In a concurrent version, multiple clerks (processors) are available to handle different banking tasks simultaneously,leading to efficient customer service and reduced waiting times.
This setup allows the bank to serve multiple customers at the same time, with each clerk focused on a specific task.
Let's take a look at how such model works in practice:
sequenceDiagram
participant Clerk1 as Clerk 1 (Loans)
participant Clerk2 as Clerk 2 (Deposits)
participant Clerk3 as Clerk 3 (Withdrawals)
participant C1 as Customer 1
participant C2 as Customer 2
participant C3 as Customer 3
Note over Clerk1, Clerk3: Clerks Handle Different Tasks
C1->>+Clerk1: Start Loan Consultation
Note over Clerk1: Consulting Customer 1
C2->>+Clerk2: Deposit Checks
Note over Clerk2: Serving Customer 2
C3->>+Clerk3: Withdraw Cash
Note over Clerk3: Assisting Customer 3
Clerk1-->>-C1: Consultation Complete
Clerk2-->>-C2: Deposit Complete
Clerk3-->>-C3: Withdrawal Complete
- Clerks (Processors): Each clerk is capable of handling a different banking task simultaneously.
- Tasks (Concurrent Processes): Loan consultations, depositing checks, and withdrawing cash are examples of tasks being handled concurrently.
- Efficiency: This concurrent operation allows the bank to maximize its throughput, serving more customers efficiently and reducing overall wait times.

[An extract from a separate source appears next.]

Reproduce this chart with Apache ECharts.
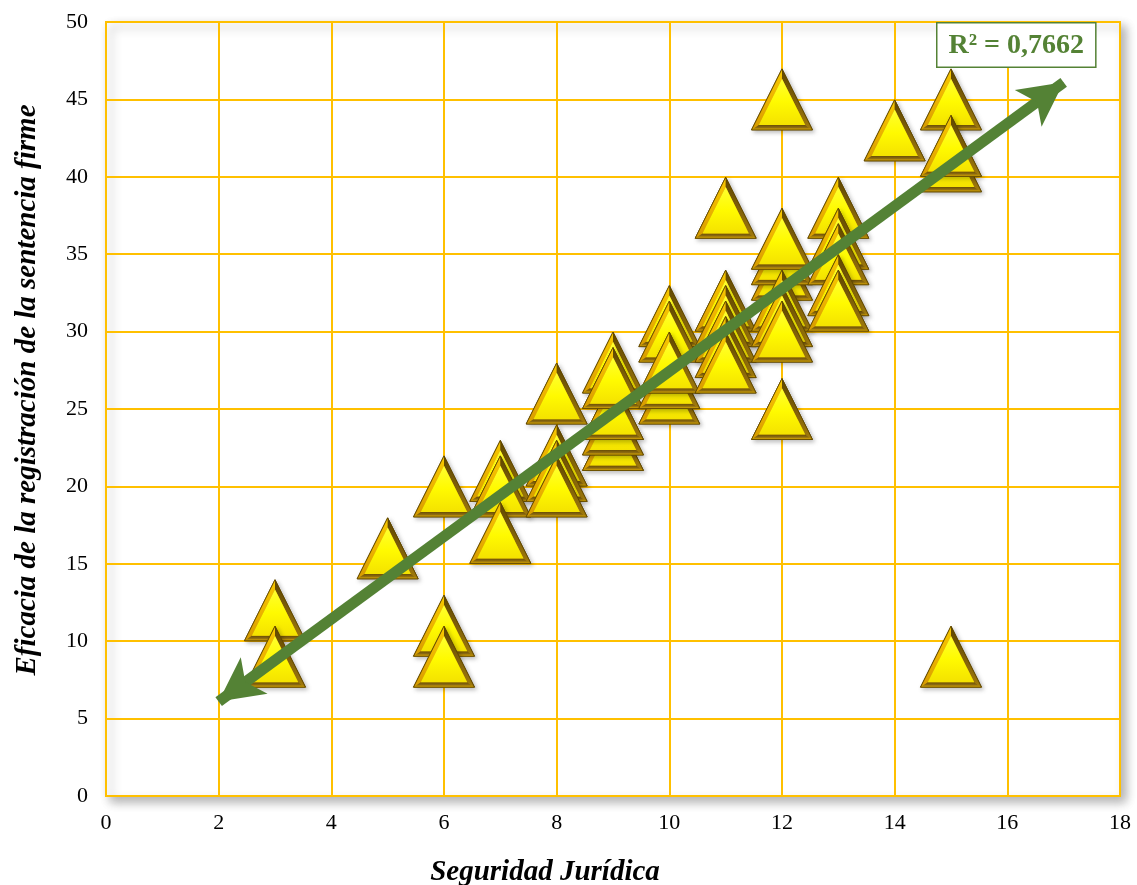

In a smaller bank with only one clerk, customers must be served one at a time. This synchronous approach means the clerk focuses on completing one customer's transaction before starting the next.
sequenceDiagram
participant Clerk as Bank Clerk
participant C1 as Customer 1 (Loans)
participant C2 as Customer 2 (Deposits)
participant C3 as Customer 3 (Withdrawals)
Note over Clerk: One Clerk Handling All Services
Clerk->>+C1: Serve Customer 1
Note over C1: Loan Consultation
C1-->>-Clerk: Consultation Complete
Clerk->>+C2: Serve Customer 2
Note over C2: Depositing Checks
C2-->>-Clerk: Deposit Complete
Clerk->>+C3: Serve Customer 3
Note over C3: Withdrawing Cash
C3-->>-Clerk: Withdrawal Complete
Again, this may lead to increased wait times, which is a bad case for our application. That's why concurrent approach will be the best in terms of building your applications.
As processors have evolved, increasing their clock speed has become more challenging due to physical and thermal limitations.
The solution has been to add more cores, allowing for more operations to be carried out simultaneously.
Parallel programming is designed to take advantage of this architecture by dividing tasks across these cores, significantly speeding up processing times for suitable tasks.
Parallel programming: is an approach that allows for the execution of many computations or processes simultaneously.
Objective: In a photo editing application, multiple images need to be processed to apply a filter. Each image can be processed independently of the others, making this task an excellent candidate for parallel programming.
graph TD
A[Start] --> B{Distribute Tasks}
B --> C[Process Image 1]
B --> D[Process Image 2]
B --> E[Process Image 3]
C --> F[Combine Results]
D --> F
E --> F
F --> G[End]
- Task Distribution: The application divides the batch of images into individual tasks.
- Parallel Processing: Each image is processed in parallel, utilizing separate CPU cores.
- Efficiency: This approach significantly reduces the total processing time compared to processing each image sequentially.
Just as in life, time is the most valuable asset which should be used accordingly, that's why we usually refer to techniquest above - to save some time, even if it's a time of execution.
Let's summarise everything into the table, so that during designing of your application, you as a programmer would refer to:
| Aspect | Concurrent Programming | Parallel Programming |
|---|---|---|
| Definition | Focuses on managing and executing multiple tasks that can run independently but not necessarily simultaneously. | Involves executing multiple computations or processes simultaneously, typically by utilizing multiple CPU cores. |
| Execution | Tasks are decomposed into parts that can run independently, often interleaved or overlapping in time. | Tasks are executed at the same time, utilizing the computing power of multiple processing units. |
| Use Case | Best for I/O-bound operations where tasks spend a significant amount of time waiting for external operations like network or disk I/O. | Best for CPU-bound tasks that require heavy computation and can be divided into independent subtasks for simultaneous execution. |
| Python Tools | Threading, AsyncIO |
Multiprocessing, concurrent.futures (ProcessPoolExecutor) |
| GIL Impact | Affected by Python's GIL, making true parallel execution of threads impossible in CPython. However, tasks that are I/O-bound can still benefit from concurrency. | Bypasses the GIL by using separate processes instead of threads, allowing true parallel execution of code. |
Happy self-reflection and welcome to the Fast Python!
Sorry for raw and boring theory, without it we won't be able to create async applications.
Come up with concurrent and paralllel flows from the real world and visualise them in diagrams.